C’est à dire où est absente toute possibilité d’y inscrire une association culturelle locale. Sur les deux quais de la ligne JR Sobu à la station Akihabara se trouvent des “comptoirs à produits laitiers” à boire sur le pouce, dans l’instant en attendant le train suivant. Tout visiteur de Tokyo qui veut faire l’expérience d’un ancrage historique dans le quotidien qui se perpétue au présent se doit d’y faire un arrêt pour se siffler une petite bouteille en prenant l’air indifférent d’un habitué avec ses routines au zinc. Après tout, à destination, qui a-t-il de plus authentique que cela? J’y ai inscrit une routine, d’y faire un arrêt presque systématique. De jeunes touristes asiatiques, et tokyoïtes aussi le font, le week-end, avec l’incontournable selfie. Ils sont au courant. Mais à bien y penser, sachant que ces comptoirs fonctionnent depuis 60 ans et qu’à la station suivante à Ochanomizu se trouvait (se trouve encore?) un café fréquenté par Mishima par exemple, on peut imaginer sans trop tomber dans la fiction que Mishima aussi se dirigeant tantôt à Ochanomizu y faisait une pause aussi parfois. Je n’ai jamais sur place aucune pensée pour Mishima se sifflant un flacon de lait, ni comme hypothèse, ni comme certitude. Le moment présent est le seul qui sied, qui fait sens. 

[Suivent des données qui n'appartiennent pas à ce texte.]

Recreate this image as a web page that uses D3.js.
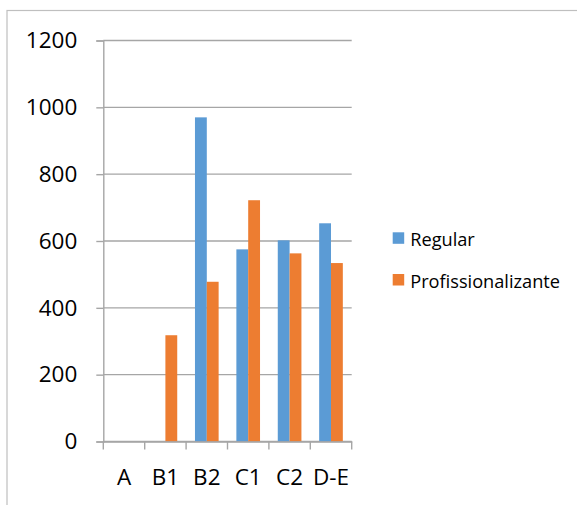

####A Tokyo … idées et imagination(s)

… la mairie contactée n’a pas pu confirmer la véracité des propos suivants de notre correspondant sur place …

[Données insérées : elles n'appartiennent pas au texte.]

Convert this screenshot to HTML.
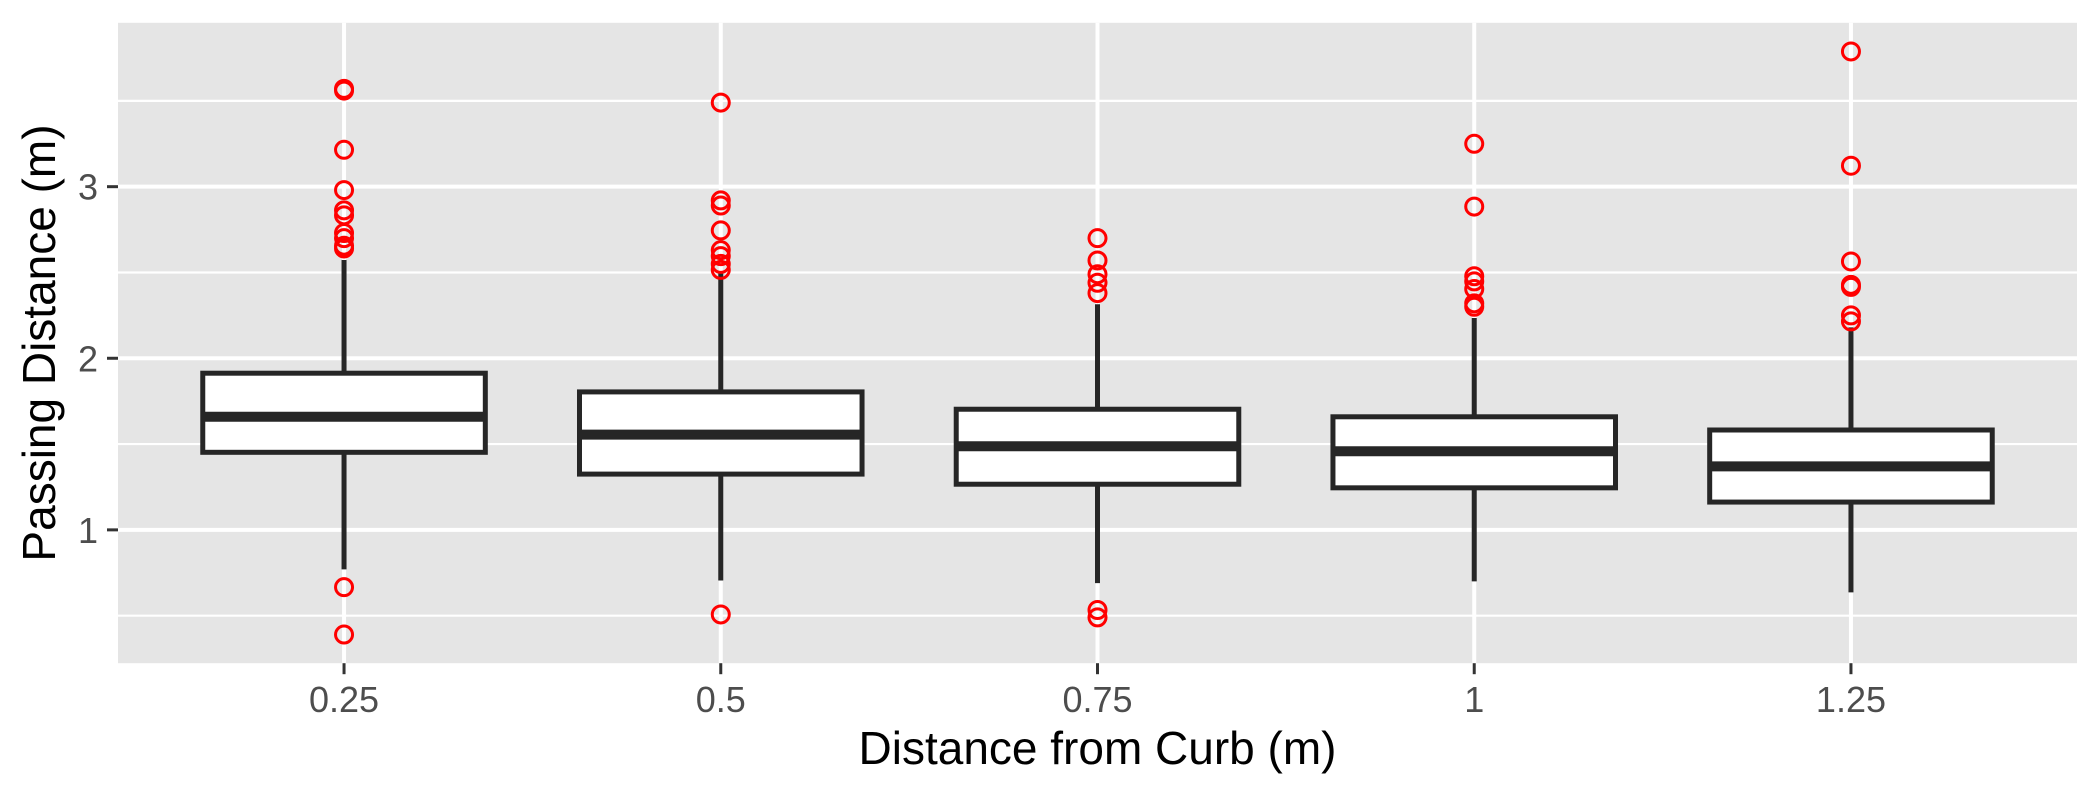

… l’arrondissement d’Arakawa - le moins visité de Tokyo, le plus hors radar - oui, Adachi et Katsushika ne sont pas mieux côtés - a décidé de transformer une partie des espaces et appartements vétustes et vides situés dans la galerie marchande couverte Joyful semi-léthargique - surtout au fond - en des résidences d’artistes, artistes qui s’engagent à investir l’arrondissement pour le réactualiser et révéler ses perles évanescentes à travers des narrations situées dans la modernité, sans passer outre pour autant sur les origines et moments historiques, en se focalisant sur le populaire et les historiettes, anciennes et contemporaines. Cette pré-boboïsation qui à terme débouchera sur un développement à la Demachiyanagi à Kyoto - Delta Kyotography - mêlant le global homogénéisé café coeur de mousse en surface - au local naturellement rétro parce qu’il demeure - comme la boutique de produits secs Fujiya presque attenante - est déjà en bonne voie. On y trouve une fausse boutique de réparation de montres utilisée pour de vrais tournages de séries, une vraie boutique de miso de diverses origines régionales - Sakamoto-ya, Kojima Miso - un vrai boulanger (Omura) de recettes figées dans un passé ultra-mou nourrissant toujours le présent (ajouter la boulangerie Poéshi hors la galerie mais très proche) - Papa Noël, un vrai café de quartier de 40 ans d’âge, divers comptoirs de sucreries traditionnelles, un restaurant de soba imperturbable, un bain de quartier trop chaud, au moins deux boucheries, un Gyomusuper pas près de devenir BioCBon, encore heureux, et quantité de petites touches très locales où écluser un verre ou acheter ses poireaux. Les artistes invités seront tenus de consommer sur place et faire la cuisine avec des produits achetés dans le périmètre.